# -*- coding: utf-8 -*-
"""
Multiple Comparison Correction Tool

提供事后多重比较的标准流程：
- Tukey HSD（适用于方差齐性且样本量均衡的情形）
- 基于两两 t 检验的通用多重校正（bonferroni/holm/sidak/fdr_bh 等）

返回结构化的校正结果，便于后续记录和可视化。
"""

from typing import Dict, Any, List, Tuple
import itertools
import numpy as np
import pandas as pd
from scipy.stats import ttest_ind
from statsmodels.stats.multicomp import pairwise_tukeyhsd
from statsmodels.stats.multitest import multipletests

def multiple_comparison_correction(
    data: pd.DataFrame,
    group_col: str,
    value_col: str,
    method: str = "bonferroni",
    equal_var: bool = True
) -> Dict[str, Any]:
    """
    参数:
        data: DataFrame
        group_col: 分组列名
        value_col: 因变量列名
        method: 'tukey' 或 multipletests 支持的方法（'bonferroni', 'holm', 'sidak', 'fdr_bh' 等）
        equal_var: 两两 t 检验是否假定方差齐性

    返回:
        若 method == 'tukey':
            {
                "method": "tukey",
                "alpha": 0.05,
                "results": [ {group1, group2, meandiff, p_adj, lower, upper, reject}, ... ]
            }
        否则:
            {
                "method": method,
                "pairs": [ {group1, group2, n1, n2, t_stat, p_raw, p_adj, reject}, ... ]
            }
    """
    groups = sorted([g for g in data[group_col].dropna().unique()])
    if not groups or len(groups) < 2:
        return {"method": method, "error": "分组数量不足，至少需要两个组以执行多重比较。

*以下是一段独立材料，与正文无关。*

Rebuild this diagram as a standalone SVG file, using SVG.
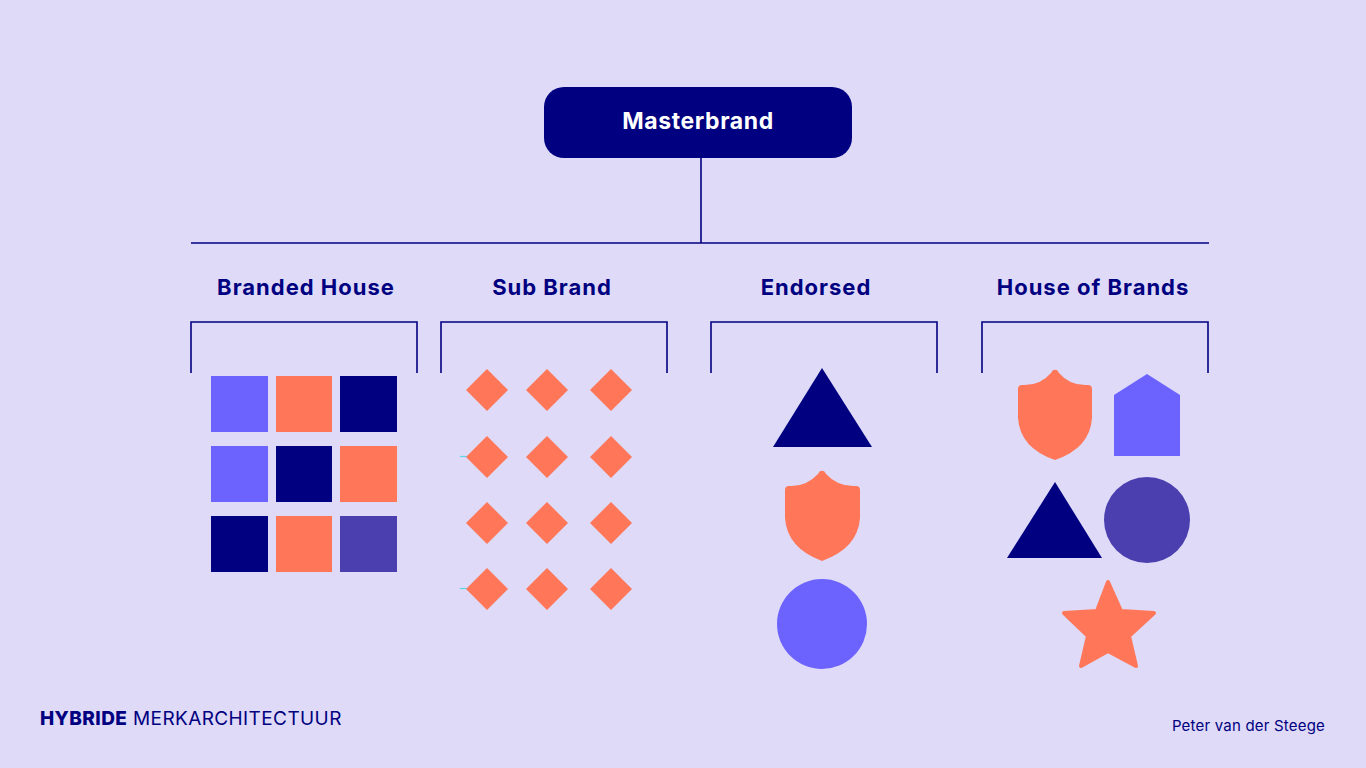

"}

    if method.lower() == "tukey":
        # Tukey HSD
        tukey = pairwise_tukeyhsd(endog=data[value_col], groups=data[group_col], alpha=0.05)
        # 解析 summary 表
        tbl = tukey.summary()
        header = tbl.data[0]
        rows = tbl.data[1:]
        # 标准列名约定
        rename = {
            "group1": "group1", "group2": "group2",
            "meandiff": "meandiff", "p-adj": "p_adj",
            "lower": "lower", "upper": "upper", "reject": "reject"
        }
        # 构造结构化结果
        results = []
        for r in rows:
            row = {rename.get(h, h): r[i] for i, h in enumerate(header)}
            # 强制转换成基本类型
            for k in ("meandiff", "p_adj", "lower", "upper"):
                if k in row and isinstance(row[k], (np.floating, np.integer)):
                    row[k] = float(row[k])
            if "reject" in row and isinstance(row["reject"], (np.bool_,)):
                row["reject"] = bool(row["reject"])
            results.append(row)
        return {"method": "tukey", "alpha": 0.05, "results": results}

    # 通用两两 t 检验 + 多重校正
    pairs: List[Dict[str, Any]] = []
    raw_pvals: List[float] = []

    for g1, g2 in itertools.combinations(groups, 2):
        x = data.loc[data[group_col] == g1, value_col].dropna().values
        y = data.loc[data[group_col] == g2, value_col].dropna().values
        if len(x) == 0 or len(y) == 0:
            pairs.append({
                "group1": g1, "group2": g2,
                "n1": int(len(x)), "n2": int(len(y)),
                "t_stat": None, "p_raw": None,
                "p_adj": None, "reject": None
            })
            continue

        t_stat, p_raw = ttest_ind(x, y, equal_var=equal_var)
        pairs.append({
            "group1": g1, "group2": g2,
            "n1": int(len(x)), "n2": int(len(y)),
            "t_stat": float(t_stat),
            "p_raw": float(p_raw),
            "p_adj": None,
            "reject": None
        })
        raw_pvals.append(float(p_raw))

    if raw_pvals:
        reject, p_adj, _, _ = multipletests(raw_pvals, method=method)
        # 将校正结果填回
        k = 0
        for i in range(len(pairs)):
            if pairs[i]["p_raw"] is None:
                continue
            pairs[i]["p_adj"] = float(p_adj[k])
            pairs[i]["reject"] = bool(reject[k])
            k += 1

    return {"method": method, "pairs": pairs}